A heavily tabbed binder nearly bursting out of its three rings: this is the unpretentious foundation of a LEED for Homes rating.  We just placed the one labeled "822 Cherry Street" on our shelf for completed projects, having awarded Habitat for Humanity Montgomery County their first LEED certification.

Developed by the U.S. Green Building Council, LEED, stated simply, is a long checklist for building a green home.  The more "credits," or points, received, the higher the rating.

The construction industry leaves a tremendous carbon footprint.  It was ECA's job, as the third-party rater, to provide technical assistance as well as verification for all the steps Habitat took to make the rehab and occupancy of 822 Cherry St. as resource-unintensive as possible.

Highlighted excerpts from emails in the binder read, for example, "SS2. What is the total area of the lot minus the footprint of the house?  You should provide a list of plants."  That "SS" stands for "Sustainable Sites"; it's one of seven categories of credits required to achieve a rating.  Here, LEED awards you for being stingy with asphalt.  The more unpaved area in your lot, the easier it is for rainwater to infiltrate the earth, rather than overwhelm the sewer system.

Points are also awarded for local and draught-resistant plants.  And just like filing taxes, all must be documented!

Flip to the "Energy and Atmosphere" category's tab, and the first page will make any non-engineer glaze over.  "Form J1, Abridged Version of Manual J," is a complex spreadsheet (though far less complex than the non-abridged version, used for commercial buildings) which asks the user to input all the materials which create the building shell.  Not only must you know the number and size of the windows, but their insulation rating and the direction they face; not only the type of insulation, but the spacing of framing and the type of interior and exterior wall finishes.

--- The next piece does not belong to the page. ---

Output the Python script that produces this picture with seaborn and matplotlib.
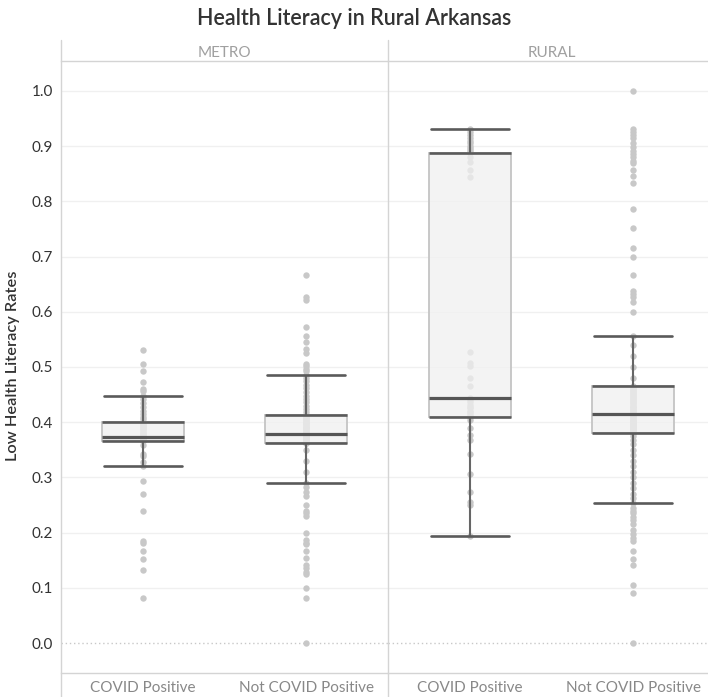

Manual J, a tool developed by the HVAC industry, will then calculate the "heat load" of the house.  This important number allows the new heater to be sized just right -- whereas old rules of thumb, still used too frequently, would often result in the installation of a heater which over-consumed for the house's size and insulation level.  822 Cherry Street comes in at about 34,000 BTUs per hour – that's ¼ gallon of heating oil, and less than one-half the consumption of the one it replaced.

Rehabs are tough!  Getting a hundred-year-old house up to current energy-efficient standards takes a tremendous amount of problem solving, custom carpentry, and patience.  That's why developers often bulldoze whole blocks of derelict properties and replace them with uglier modern housing.  It appears cheaper to build from the ground up on the developer's balance sheets, but that's only because the costs are externalized onto the rest of us: landfill space for the wreckage of an entire house, pollution from mining, manufacture, and transport of new materials, and lost employment when heavy machinery is substituted for workmanship.

We applaud Habitat for Humanity for restoring an old rowhouse to energy and quality standards that surpass much of what's built today.  And while many home builders use a LEED rating as a selling point, Habitat doesn't sell their homes on the conventional market.  Their choice to go through with the LEED rating process – requiring time, cost, and diligence – is a choice to do the right thing for its own sake.

We hope that in a decade or two, the entire construction market will have shifted so that green building is no longer the option, but the default.